Comment by delusional
15 hours ago
Likening any of this to Volkswagen emissions compliance scandal does a huge disservice by treating "Affiliate Marketing" as far too important.
"Who gets a kickback on this toothbrush" is a much MUCH less important question than "do you pollute the air we are all breathing".
It's comparing Honey's behavior to a well-known and comprehended scandal. Simile is a tried and tested way (hah!) to explain otherwise potentially hard to understand or dry content.
It's not about the severity of the impact, its the fact that they were breaking the rules and explicitly coding to actively avoid being caught by testers.
choult: The factors you mention are the factors that led me to propose the "Honey's Dieselgate" title and to compare Honey to VW.
Of course I agree that health is more important than affiliate commissions. So the comparison only goes so far.
Thanks for your contribution to this Ben - I was quite stunned by Megalag's finding, and I agree with you that it could definitely be characterized as wire fraud.
I think the very interesting wrinkle here is that, for the most part, their victims are corporations - meaning, sadly, that it's much more likely they will be prosecuted, either in civil or criminal court.
Probably better to compare to ubers grayball although that may be less well known.
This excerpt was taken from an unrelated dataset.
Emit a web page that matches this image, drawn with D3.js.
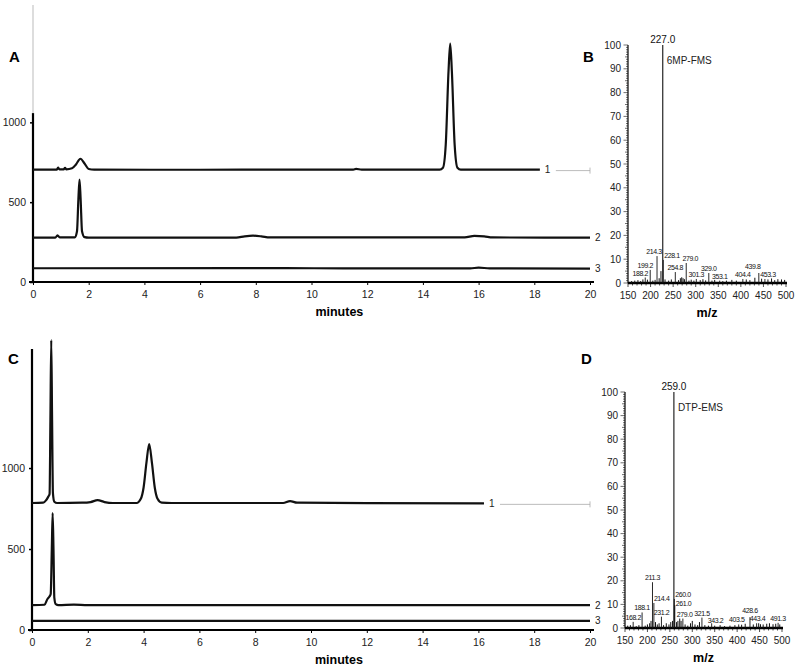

Refusing service (and showing a fake status screen) is in the same ballpark, but dieselgate is a much closer match. They couldn't avoid being put under test, so they had separate behavior based on whether heuristics said it was in a testing environment.
These are the same types who have poisoned the well of information that was the Internet you can actually find things on for the sake of the ad driven model. Far as I'm concerned, the moral injuries are the same even if the physical details are different.